INSTRUCTIONS TO FOLLOW:
Exactly retype the lines from the top of the data through the line containing "type Est = [number, number, number];", leaving out every picture.

-------

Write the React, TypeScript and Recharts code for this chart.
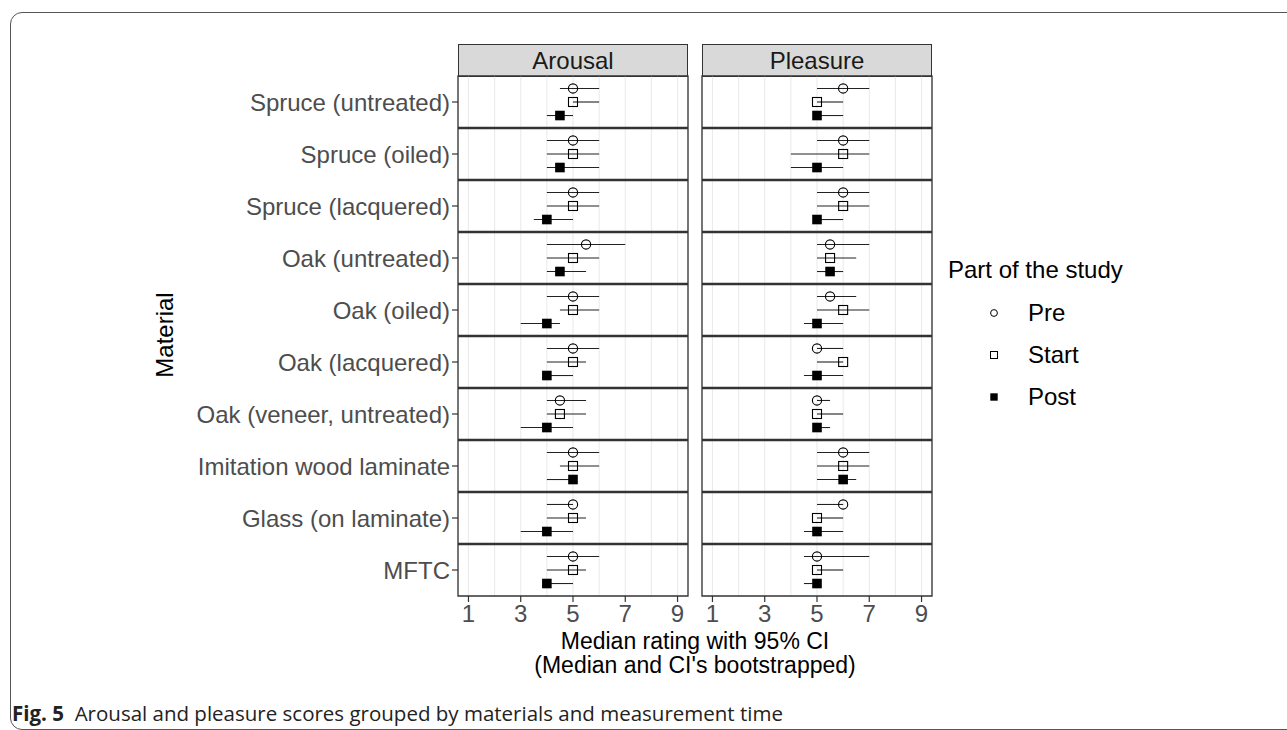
import React from "react";
import {
  ScatterChart,
  Scatter,
  XAxis,
  YAxis,
  CartesianGrid,
  ErrorBar,
  ReferenceLine,
  ReferenceArea,
} from "recharts";

const materials = [
  "Spruce (untreated)",
  "Spruce (oiled)",
  "Spruce (lacquered)",
  "Oak (untreated)",
  "Oak (oiled)",
  "Oak (lacquered)",
  "Oak (veneer, untreated)",
  "Imitation wood laminate",
  "Glass (on laminate)",
  "MFTC",
];

const xTicks = [1, 2, 3, 4, 5, 6, 7, 8, 9];

// [median, lower CI, upper CI] per material
type Est = [number, number, number];

const arousalPre: Est[] = [
  [5, 4.5, 6], [5, 4, 6], [5, 4, 6], [5.5, 4, 7], [5, 4, 6],
  [5, 4, 6], [4.5, 4, 5.5], [5, 4, 6], [5, 4, 5], [5, 4, 6],
];
const arousalStart: Est[] = [
  [5, 5, 6], [5, 4, 6], [5, 4, 6], [5, 4, 6], [5, 4.5, 6],
  [5, 4, 5.5], [4.5, 4, 5.5], [5, 4.5, 6], [5, 4, 5.5], [5, 4, 5.5],
];
const arousalPost: Est[] = [
  [4.5, 4, 5], [4.5, 4, 6], [4, 3.5, 5], [4.5, 4, 5.5], [4, 3, 4.5],
  [4, 4, 5], [4, 3, 5], [5, 4, 5], [4, 3, 5], [4, 4, 5],
];

const pleasurePre: Est[] = [
  [6, 5, 7], [6, 5, 7], [6, 5, 7], [5.5, 5, 7], [5.5, 5, 6.5],
  [5, 5, 6], [5, 5, 5.5], [6, 5, 7], [6, 5, 6], [5, 4.5, 7],
];
const pleasureStart: Est[] = [
  [5, 5, 6], [6, 4, 7], [6, 5, 7], [5.5, 5, 6.5], [6, 5, 7],
  [6, 5, 6], [5, 5, 6], [6, 5, 7], [5, 5, 6], [5, 5, 6],
];
const pleasurePost: Est[] = [
  [5, 5, 6], [5, 4, 6], [5, 5, 6], [5.5, 5, 6], [5, 4.5, 6],
  [5, 4.5, 6], [5, 5, 5.5], [6, 5, 6.5], [5, 4.5, 6], [5, 4.5, 5],
];

const FONT = "'Liberation Sans', Arial, sans-serif";
const rowTicks = materials.map((_, i) => i + 0.5);
const separators = materials.slice(1).map((_, i) => i + 1);

const toRows = (est: Est[], shift: number) =>
  est.map(([m, lo, hi], i) => ({ x: m, y: i + 0.5 + shift, err: [m - lo, hi - m] }));

const OpenCircle = (p: any) => (
  <circle cx={p.cx} cy={p.cy} r={4.6} fill="none" stroke="#000" strokeWidth={1.1} />
);
const OpenSquare = (p: any) => (
  <rect x={p.cx - 4.5} y={p.cy - 4.5} width={9} height={9} fill="none" stroke="#000" strokeWidth={1.1} />
);
const FilledSquare = (p: any) => (
  <rect x={p.cx - 4.8} y={p.cy - 4.8} width={9.6} height={9.6} fill="#000" />
);

const XTick = (props: any) => {
  const { x, y, payload } = props;
  if (payload.value % 2 === 0) return <g />;
  return (
    <g>
      <line x1={x} x2={x} y1={y} y2={y + 6} stroke="#333" strokeWidth={1.2} />
      <text x={x} y={y + 26} textAnchor="middle" fill="#4d4d4d" fontSize={24} fontFamily={FONT}>
        {payload.value}
      </text>
    </g>
  );
};

type PanelProps = {
  pre: Est[];
  start: Est[];
  post: Est[];
  showY: boolean;
  width: number;
  left: number;
  right: number;
};

const Panel = ({ pre, start, post, showY, width, left, right }: PanelProps) => (
  <ScatterChart width={width} height={570} margin={{ top: 10, right, bottom: 0, left }}>
    <CartesianGrid horizontal={false} stroke="#ebebeb" strokeWidth={1.1} />
    <XAxis
      type="number"
      dataKey="x"
      domain={[0.6, 9.4]}
      ticks={xTicks}
      interval={0}
      allowDataOverflow
      tick={<XTick />}
      tickLine={false}
      axisLine={false}
      tickSize={0}
      tickMargin={0}
      height={40}
    />
    <YAxis
      type="number"
      dataKey="y"
      domain={[0, 10]}
      reversed
      ticks={rowTicks}
      interval={0}
      allowDataOverflow
      hide={!showY}
      width={458}
      axisLine={false}
      tickSize={6}
      tickMargin={2}
      tickLine={{ stroke: "#333", strokeWidth: 1.2 }}
      tick={{ fill: "#4d4d4d", fontSize: 24, fontFamily: FONT }}
      tickFormatter={(v: number) => materials[Math.floor(v)]}
    />
    <ReferenceArea x1={0.6} x2={9.4} y1={0} y2={10} fill="none" stroke="#333" strokeWidth={1.3} />
    {separators.map((v) => (
      <ReferenceLine key={v} y={v} stroke="#333" strokeWidth={2.6} />
    ))}
    <Scatter data={toRows(pre, -0.26)} shape={OpenCircle} isAnimationActive={false}>
      <ErrorBar dataKey="err" direction="x" width={0} stroke="#222" strokeWidth={1.1} />
    </Scatter>
    <Scatter data={toRows(start, 0)} shape={OpenSquare} isAnimationActive={false}>
      <ErrorBar dataKey="err" direction="x" width={0} stroke="#222" strokeWidth={1.1} />
    </Scatter>
    <Scatter data={toRows(post, 0.26)} shape={FilledSquare} isAnimationActive={false}>
      <ErrorBar dataKey="err" direction="x" width={0} stroke="#222" strokeWidth={1.1} />
    </Scatter>
  </ScatterChart>
);

const stripStyle = (left: number): React.CSSProperties => ({
  position: "absolute",
  left,
  top: 44,
  width: 230,
  height: 33,
  boxSizing: "border-box",
  background: "#d9d9d9",
  border: "1.3px solid #333",
  textAlign: "center",
  lineHeight: "31px",
  fontSize: 24,
  color: "#1a1a1a",
});

const legendItems = [
  { label: "Pre", top: 313 },
  { label: "Start", top: 355 },
  { label: "Post", top: 397 },
];

const LegendSymbol = ({ i }: { i: number }) => (
  <svg width={14} height={14} style={{ position: "absolute", left: -7, top: -7 }}>
    {i === 0 && <circle cx={7} cy={7} r={3.4} fill="none" stroke="#000" strokeWidth={1} />}
    {i === 1 && <rect x={3.5} y={3.5} width={7} height={7} fill="none" stroke="#000" strokeWidth={1} />}
    {i === 2 && <rect x={3.3} y={3.3} width={7.4} height={7.4} fill="#000" />}
  </svg>
);

export default function App() {
  return (
    <div
      style={{
        position: "absolute",
        left: 0,
        top: 0,
        width: 1287,
        height: 730,
        overflow: "hidden",
        background: "#fff",
        fontFamily: FONT,
      }}
    >
      <div
        style={{
          position: "absolute",
          left: 10,
          top: 12,
          width: 1320,
          height: 718,
          border: "1px solid #555",
          borderRadius: 12,
          boxSizing: "border-box",
        }}
      />
      <div style={stripStyle(458)}>Arousal</div>
      <div style={stripStyle(702)}>Pleasure</div>
      <div style={{ position: "absolute", left: 0, top: 66 }}>
        <Panel pre={arousalPre} start={arousalStart} post={arousalPost} showY width={700} left={0} right={12} />
      </div>
      <div style={{ position: "absolute", left: 690, top: 66 }}>
        <Panel pre={pleasurePre} start={pleasureStart} post={pleasurePost} showY={false} width={250} left={12} right={8} />
      </div>
      <div
        style={{
          position: "absolute",
          left: 165,
          top: 335,
          transform: "translate(-50%, -50%) rotate(-90deg)",
          fontSize: 24,
          color: "#000",
          whiteSpace: "nowrap",
        }}
      >
        Material
      </div>
      <div
        style={{
          position: "absolute",
          left: 695,
          top: 629,
          transform: "translateX(-50%)",
          fontSize: 23,
          lineHeight: "24px",
          textAlign: "center",
          whiteSpace: "nowrap",
          color: "#000",
        }}
      >
        <div>Median rating with 95% CI</div>
        <div>(Median and CI's bootstrapped)</div>
      </div>
      <div
        style={{
          position: "absolute",
          left: 948,
          top: 256,
          fontSize: 24,
          whiteSpace: "nowrap",
          color: "#000",
        }}
      >
        Part of the study
      </div>
      {legendItems.map((it, i) => (
        <div key={it.label} style={{ position: "absolute", left: 994, top: it.top }}>
          <LegendSymbol i={i} />
          <span
            style={{
              position: "absolute",
              left: 34,
              top: -14,
              fontSize: 24,
              lineHeight: "28px",
              whiteSpace: "nowrap",
            }}
          >
            {it.label}
          </span>
        </div>
      ))}
      <div
        style={{
          position: "absolute",
          left: 12,
          top: 700,
          fontSize: 20.5,
          lineHeight: "26px",
          fontFamily: "'Open Sans', 'Noto Sans', sans-serif",
          whiteSpace: "nowrap",
          color: "#222",
        }}
      >
        <b>Fig. 5</b>&nbsp; Arousal and pleasure scores grouped by materials and measurement time
      </div>
    </div>
  );
}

-------

RESULT OF THIS TASK:
Write the React, TypeScript and Recharts code for this chart.
import React from "react";
import {
  ScatterChart,
  Scatter,
  XAxis,
  YAxis,
  CartesianGrid,
  ErrorBar,
  ReferenceLine,
  ReferenceArea,
} from "recharts";

const materials = [
  "Spruce (untreated)",
  "Spruce (oiled)",
  "Spruce (lacquered)",
  "Oak (untreated)",
  "Oak (oiled)",
  "Oak (lacquered)",
  "Oak (veneer, untreated)",
  "Imitation wood laminate",
  "Glass (on laminate)",
  "MFTC",
];

const xTicks = [1, 2, 3, 4, 5, 6, 7, 8, 9];

// [median, lower CI, upper CI] per material
type Est = [number, number, number];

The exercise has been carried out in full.